The problem
Among the entries below, find how many lines carry the word "chart" and state only that figure.

Records provided
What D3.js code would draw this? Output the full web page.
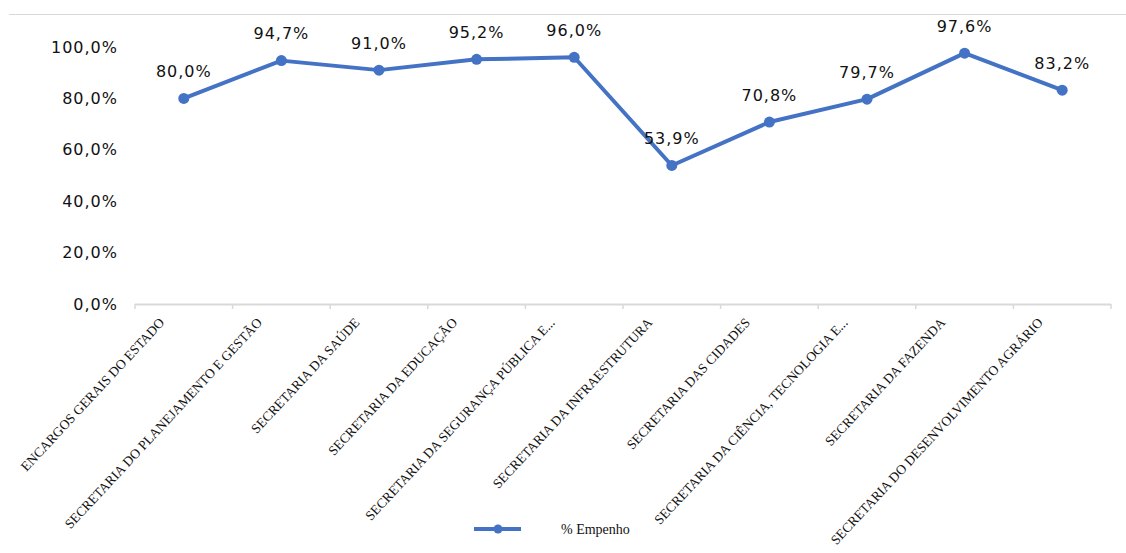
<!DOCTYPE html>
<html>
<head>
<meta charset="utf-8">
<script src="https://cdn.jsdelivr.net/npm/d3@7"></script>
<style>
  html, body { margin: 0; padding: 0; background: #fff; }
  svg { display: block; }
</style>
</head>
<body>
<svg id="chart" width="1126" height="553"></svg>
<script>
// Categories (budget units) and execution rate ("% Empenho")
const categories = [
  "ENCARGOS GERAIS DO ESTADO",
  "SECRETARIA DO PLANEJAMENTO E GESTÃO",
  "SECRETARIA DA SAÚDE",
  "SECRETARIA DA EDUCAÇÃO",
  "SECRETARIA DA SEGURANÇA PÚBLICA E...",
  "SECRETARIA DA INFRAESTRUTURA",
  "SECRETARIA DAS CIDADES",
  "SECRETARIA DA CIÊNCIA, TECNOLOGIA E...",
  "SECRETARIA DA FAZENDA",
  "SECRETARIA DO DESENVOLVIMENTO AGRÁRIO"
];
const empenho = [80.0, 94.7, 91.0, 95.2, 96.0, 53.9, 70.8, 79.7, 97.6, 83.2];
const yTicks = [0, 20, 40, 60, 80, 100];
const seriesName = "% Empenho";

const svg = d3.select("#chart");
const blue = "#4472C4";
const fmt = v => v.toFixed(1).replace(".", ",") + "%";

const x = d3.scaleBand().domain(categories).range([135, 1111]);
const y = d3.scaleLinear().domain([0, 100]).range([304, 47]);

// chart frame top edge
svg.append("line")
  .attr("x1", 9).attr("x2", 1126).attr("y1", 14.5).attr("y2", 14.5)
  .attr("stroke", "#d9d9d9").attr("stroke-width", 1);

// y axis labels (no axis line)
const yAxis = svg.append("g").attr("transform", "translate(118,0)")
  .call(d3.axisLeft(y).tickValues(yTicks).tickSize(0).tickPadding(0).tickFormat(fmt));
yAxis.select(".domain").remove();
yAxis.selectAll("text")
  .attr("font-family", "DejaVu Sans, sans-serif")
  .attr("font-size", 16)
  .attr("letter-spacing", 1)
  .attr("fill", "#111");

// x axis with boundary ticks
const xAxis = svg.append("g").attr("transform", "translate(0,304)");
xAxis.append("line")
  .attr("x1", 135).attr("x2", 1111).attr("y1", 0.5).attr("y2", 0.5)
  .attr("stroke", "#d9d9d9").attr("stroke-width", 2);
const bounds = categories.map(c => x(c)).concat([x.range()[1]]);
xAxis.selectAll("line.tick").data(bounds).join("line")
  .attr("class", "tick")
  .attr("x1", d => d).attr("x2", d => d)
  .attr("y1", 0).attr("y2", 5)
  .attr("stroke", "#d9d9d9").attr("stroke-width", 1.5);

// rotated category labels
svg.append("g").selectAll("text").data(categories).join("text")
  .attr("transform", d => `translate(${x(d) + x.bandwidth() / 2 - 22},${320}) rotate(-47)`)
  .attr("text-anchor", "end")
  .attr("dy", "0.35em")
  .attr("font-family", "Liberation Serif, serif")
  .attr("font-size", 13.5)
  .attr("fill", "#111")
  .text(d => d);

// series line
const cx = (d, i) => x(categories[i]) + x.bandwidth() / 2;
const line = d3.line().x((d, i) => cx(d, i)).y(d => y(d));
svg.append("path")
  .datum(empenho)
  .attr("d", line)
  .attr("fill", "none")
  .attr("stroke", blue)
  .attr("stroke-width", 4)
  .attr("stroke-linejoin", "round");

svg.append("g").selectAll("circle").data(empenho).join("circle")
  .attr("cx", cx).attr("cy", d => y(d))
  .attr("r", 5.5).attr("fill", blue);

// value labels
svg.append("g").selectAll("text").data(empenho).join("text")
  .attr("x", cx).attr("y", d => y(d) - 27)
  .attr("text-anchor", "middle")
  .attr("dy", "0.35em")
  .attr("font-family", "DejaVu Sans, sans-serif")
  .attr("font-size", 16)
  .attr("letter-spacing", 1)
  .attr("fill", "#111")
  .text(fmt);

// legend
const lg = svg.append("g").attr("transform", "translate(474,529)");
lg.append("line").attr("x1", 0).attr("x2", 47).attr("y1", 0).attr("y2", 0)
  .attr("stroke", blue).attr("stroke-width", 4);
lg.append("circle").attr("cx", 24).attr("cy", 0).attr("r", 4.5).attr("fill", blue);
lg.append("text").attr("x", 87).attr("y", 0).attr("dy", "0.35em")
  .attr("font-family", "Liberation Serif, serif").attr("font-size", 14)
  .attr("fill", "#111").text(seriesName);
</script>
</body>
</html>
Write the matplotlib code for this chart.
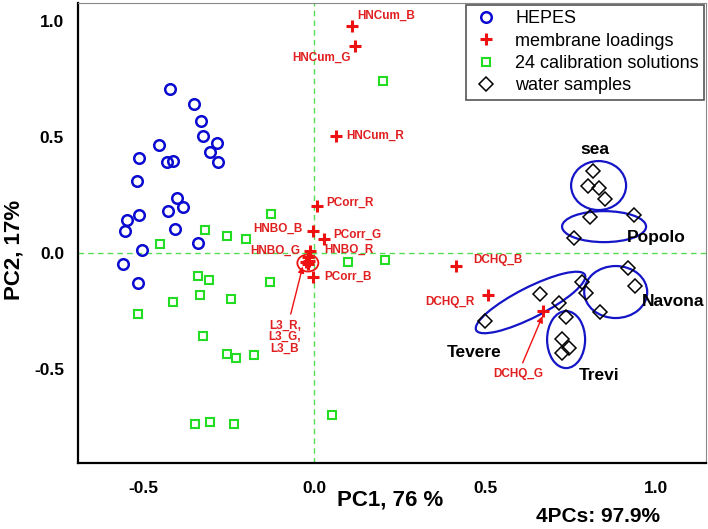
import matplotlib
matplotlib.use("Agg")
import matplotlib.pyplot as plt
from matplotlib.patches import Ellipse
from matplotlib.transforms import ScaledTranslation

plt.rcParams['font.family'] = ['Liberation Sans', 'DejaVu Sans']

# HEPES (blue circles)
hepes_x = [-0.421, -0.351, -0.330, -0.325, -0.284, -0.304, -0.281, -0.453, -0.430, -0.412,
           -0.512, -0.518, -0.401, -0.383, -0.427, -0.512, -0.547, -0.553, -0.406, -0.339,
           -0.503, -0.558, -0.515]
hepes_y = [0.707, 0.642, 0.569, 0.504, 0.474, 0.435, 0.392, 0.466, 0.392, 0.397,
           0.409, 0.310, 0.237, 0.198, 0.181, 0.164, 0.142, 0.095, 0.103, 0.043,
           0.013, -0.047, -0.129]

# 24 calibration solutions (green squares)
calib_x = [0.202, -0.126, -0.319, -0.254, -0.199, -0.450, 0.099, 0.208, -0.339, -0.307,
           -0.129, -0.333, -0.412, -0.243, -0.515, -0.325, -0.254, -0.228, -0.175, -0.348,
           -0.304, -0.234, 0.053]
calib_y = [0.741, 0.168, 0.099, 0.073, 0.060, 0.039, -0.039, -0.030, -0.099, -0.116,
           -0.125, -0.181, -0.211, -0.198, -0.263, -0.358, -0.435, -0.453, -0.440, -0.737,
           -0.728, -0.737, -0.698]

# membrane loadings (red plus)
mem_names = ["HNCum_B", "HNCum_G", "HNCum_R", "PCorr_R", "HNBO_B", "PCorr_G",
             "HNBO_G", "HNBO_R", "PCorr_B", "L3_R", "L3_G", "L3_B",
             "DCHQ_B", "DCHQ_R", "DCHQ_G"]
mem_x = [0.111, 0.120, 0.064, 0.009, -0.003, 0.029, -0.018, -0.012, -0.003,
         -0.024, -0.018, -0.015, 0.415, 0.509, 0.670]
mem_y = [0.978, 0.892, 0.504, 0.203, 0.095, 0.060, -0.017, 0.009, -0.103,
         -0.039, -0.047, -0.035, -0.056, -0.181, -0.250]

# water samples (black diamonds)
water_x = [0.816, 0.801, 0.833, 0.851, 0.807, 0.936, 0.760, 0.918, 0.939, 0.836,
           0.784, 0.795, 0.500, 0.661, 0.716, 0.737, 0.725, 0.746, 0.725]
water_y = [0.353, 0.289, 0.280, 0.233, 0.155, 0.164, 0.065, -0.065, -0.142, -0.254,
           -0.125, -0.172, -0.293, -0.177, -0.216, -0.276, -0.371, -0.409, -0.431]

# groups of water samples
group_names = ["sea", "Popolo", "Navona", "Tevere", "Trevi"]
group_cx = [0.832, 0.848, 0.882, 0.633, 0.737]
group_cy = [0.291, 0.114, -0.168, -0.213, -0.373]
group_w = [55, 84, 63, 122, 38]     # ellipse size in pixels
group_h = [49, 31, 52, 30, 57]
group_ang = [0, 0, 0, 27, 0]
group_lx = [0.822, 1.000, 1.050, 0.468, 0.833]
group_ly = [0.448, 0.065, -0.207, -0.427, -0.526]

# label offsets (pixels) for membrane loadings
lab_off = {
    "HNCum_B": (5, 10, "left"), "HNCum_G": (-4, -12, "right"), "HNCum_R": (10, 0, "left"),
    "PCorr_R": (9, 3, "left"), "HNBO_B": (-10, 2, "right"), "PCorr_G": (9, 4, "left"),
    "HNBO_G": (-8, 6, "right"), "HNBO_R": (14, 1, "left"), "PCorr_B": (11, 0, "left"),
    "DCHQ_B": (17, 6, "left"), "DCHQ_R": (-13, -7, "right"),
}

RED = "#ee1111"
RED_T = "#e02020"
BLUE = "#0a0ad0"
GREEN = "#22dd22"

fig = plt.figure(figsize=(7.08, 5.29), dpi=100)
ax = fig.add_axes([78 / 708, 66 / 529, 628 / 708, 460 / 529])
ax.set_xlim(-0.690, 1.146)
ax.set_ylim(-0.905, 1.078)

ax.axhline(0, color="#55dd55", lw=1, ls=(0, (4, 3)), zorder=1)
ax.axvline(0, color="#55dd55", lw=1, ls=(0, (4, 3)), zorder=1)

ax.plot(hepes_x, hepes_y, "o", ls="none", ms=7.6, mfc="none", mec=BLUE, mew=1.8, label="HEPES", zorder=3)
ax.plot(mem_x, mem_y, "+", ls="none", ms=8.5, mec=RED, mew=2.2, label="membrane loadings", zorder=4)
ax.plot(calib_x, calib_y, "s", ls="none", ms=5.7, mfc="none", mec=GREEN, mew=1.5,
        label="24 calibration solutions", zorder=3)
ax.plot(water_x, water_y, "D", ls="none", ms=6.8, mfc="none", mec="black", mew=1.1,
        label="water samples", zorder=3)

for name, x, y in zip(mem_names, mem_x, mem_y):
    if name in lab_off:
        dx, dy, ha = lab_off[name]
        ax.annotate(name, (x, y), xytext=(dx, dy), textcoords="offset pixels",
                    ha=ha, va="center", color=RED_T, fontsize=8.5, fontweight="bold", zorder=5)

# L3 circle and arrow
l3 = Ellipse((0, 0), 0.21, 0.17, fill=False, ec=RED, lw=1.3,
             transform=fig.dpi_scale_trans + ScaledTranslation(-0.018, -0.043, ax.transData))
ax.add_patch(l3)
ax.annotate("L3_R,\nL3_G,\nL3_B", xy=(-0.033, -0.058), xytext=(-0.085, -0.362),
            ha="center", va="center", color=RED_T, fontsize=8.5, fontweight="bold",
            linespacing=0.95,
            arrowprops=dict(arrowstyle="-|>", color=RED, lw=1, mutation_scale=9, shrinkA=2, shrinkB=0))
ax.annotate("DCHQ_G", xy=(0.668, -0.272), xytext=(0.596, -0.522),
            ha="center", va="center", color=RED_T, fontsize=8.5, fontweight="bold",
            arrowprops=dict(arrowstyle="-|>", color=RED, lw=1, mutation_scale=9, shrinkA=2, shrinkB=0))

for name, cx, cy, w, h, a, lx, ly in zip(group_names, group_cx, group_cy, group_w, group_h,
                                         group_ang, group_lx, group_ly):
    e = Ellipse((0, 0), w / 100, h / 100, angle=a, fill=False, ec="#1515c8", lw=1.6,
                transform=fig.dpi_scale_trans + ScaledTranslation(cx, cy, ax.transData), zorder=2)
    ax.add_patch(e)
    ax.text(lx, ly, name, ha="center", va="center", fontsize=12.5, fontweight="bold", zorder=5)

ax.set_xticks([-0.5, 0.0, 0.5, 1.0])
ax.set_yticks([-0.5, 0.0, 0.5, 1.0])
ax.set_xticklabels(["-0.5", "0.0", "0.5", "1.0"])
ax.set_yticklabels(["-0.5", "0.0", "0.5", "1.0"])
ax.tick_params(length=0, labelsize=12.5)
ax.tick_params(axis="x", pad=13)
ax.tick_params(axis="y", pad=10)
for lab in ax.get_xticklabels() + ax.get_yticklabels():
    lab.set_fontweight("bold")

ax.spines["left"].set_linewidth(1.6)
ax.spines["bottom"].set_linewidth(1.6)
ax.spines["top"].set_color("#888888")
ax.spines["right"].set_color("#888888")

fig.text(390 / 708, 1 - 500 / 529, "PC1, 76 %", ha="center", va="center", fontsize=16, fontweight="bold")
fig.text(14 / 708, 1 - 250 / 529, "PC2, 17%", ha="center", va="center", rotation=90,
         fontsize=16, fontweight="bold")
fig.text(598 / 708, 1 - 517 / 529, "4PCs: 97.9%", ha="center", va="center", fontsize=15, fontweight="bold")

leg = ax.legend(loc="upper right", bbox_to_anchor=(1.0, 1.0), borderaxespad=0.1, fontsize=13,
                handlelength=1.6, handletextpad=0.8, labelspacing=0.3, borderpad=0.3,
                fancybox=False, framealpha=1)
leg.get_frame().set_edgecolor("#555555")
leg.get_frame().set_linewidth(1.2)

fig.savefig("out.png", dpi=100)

Answer to the problem
4